Babahan Bilgin'i nasıl ihbar etti?
Sabah'ın eski Yayın Yönetmeni Ergun Babahan, dün köşesinde sizin de adınızı vererek, Sabah yatırımcılarının da ortak olduğu Almanya'daki baskı tesislerinin ve isim hakkının Doğan Grubu'na nasıl satıldığının araştırılması gerektiğini söyledi. Bu satışın SPK'ya bildirilip bildirilmediğini, devir parasının TMSF'ye ödenip ödenmediğini sordu. Ve araştırmacı gazetecileri göreve çağırdı...

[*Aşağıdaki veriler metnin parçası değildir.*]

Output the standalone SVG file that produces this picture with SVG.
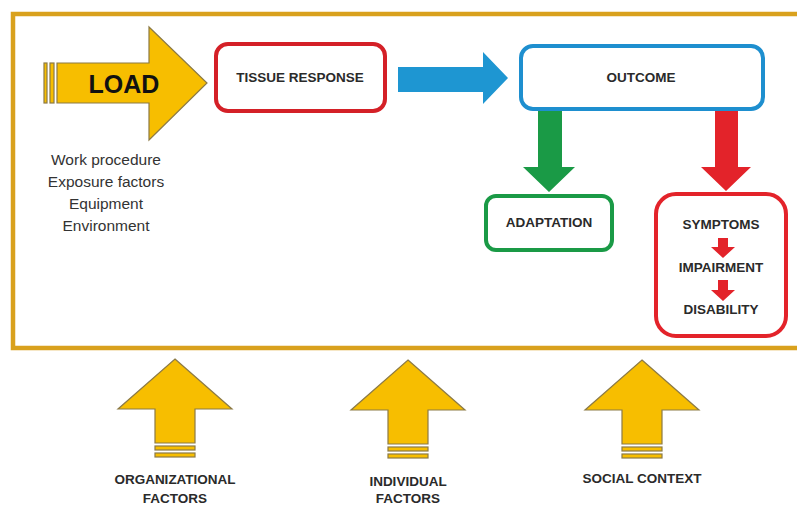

Öncelikle kendisim tebrik ederim. Hiç değilse küçük yatırımcıların hakları konusunu farklı bir boyutuyla da olsa gündeme getirdi. Ancak Babahan'ın araştırmacı gazetecileri görev çağırmasına gerek yok. Tatilde değilse, çalışma odasından çıkacak, 10 bilemediniz 15 adım atacak. Onay Bilgin'in (Dinç Bilgin'in oğlu) odasına girecek ve ona bu soruları soracak. Aldığı bilgiyi de okurları ile paylaşacak. Biz de hep birlikte öğreneceğiz, işin kötü tarafı ona bu bilgileri verenlerin Bilgin Ailesi'ni ateşe atmaktan çekinmeyecek karakter sergilemesi... Başka bir deyişle Bilgin Ailesi'ni ihbar ediyorlar. Bilgin'in bu satıştan elde ettiği geliri gizlediğini ima ediyorlar...
İşte buna çok üzüldüm!
Sabah ve atv'nin Turgay Ciner'e devri vicdana uygun diye yazmadınız mı?
Siz hem de Vatan'da yayınlanan bir yazınızda atv ve Sabah'ın Merkez Grubu'na devredilmesi vicdana uygun demiştiniz. Şimdi bu yazdıklarınızla ters düşmüyor musunuz?
Hâlâ aynı görüşü savunuyorum. Sabah ve atv ölmediyse, ayakta kaldıysa bunu, Dinç Bilgin'in inisiyatifi, izni, onayı ile Turgay Ciner tarafından kurulan Merkez Yayıncılık'a borçlu. Markaların değeri benim de içinde bulunduğum mücadele dolu bu süreç sonunda yükseldi. Şimdi gelinen bu noktada küçük yatırımcılar için de kurtuluş formülü üretilmesi lazım. 38 bin mağdur küçük yatırımcının hakları verilmeli. Dün onlar için yapacak bir şey yoktu. Bugün ise artık var. Eğer bu markaları ikinci kez halka açıyorsanız, önce mağdurların durumunu çözmelisiniz. Benim özetle savunduğum nokta burası.
Yatırımcıyı korumak
Hatırlayanlar olacaktır. Sabah Gazetesi'nde iken Aydın Doğan'ın ekonomik faaliyetlerini en çok eleştiren gazetecilerden birisiydim. Kârlı Petrol Ofisi ile zarardaki Îş-Doğan şirketinin birleştirilmesinin küçük yatırımcıyı zarara uğratacağını günlerce yazdım. SABAH'ta adeta kampanya yürüttüm. Sonunda îş Bankası ve Aydın Doğan hiçbir otoritenin zorlaması olmadan, yatırımcılara gönüllü çağrı yaptı ve yanılmıyorsam, toplam 220 milyon dolar ödeyerek küçük yatırımcıların elinden Petrol Ofisi hisselerini topladılar. Bunun bir benzerinin Turgay Ciner tarafından yapılmasını istemek neden eleştiriliyor anlamıyorum? Sabah'tayken küçük yatırımcının hakkını korumak alkışlanacak, başka bir gazetede yazınca eleştirilecek. Öyle mi?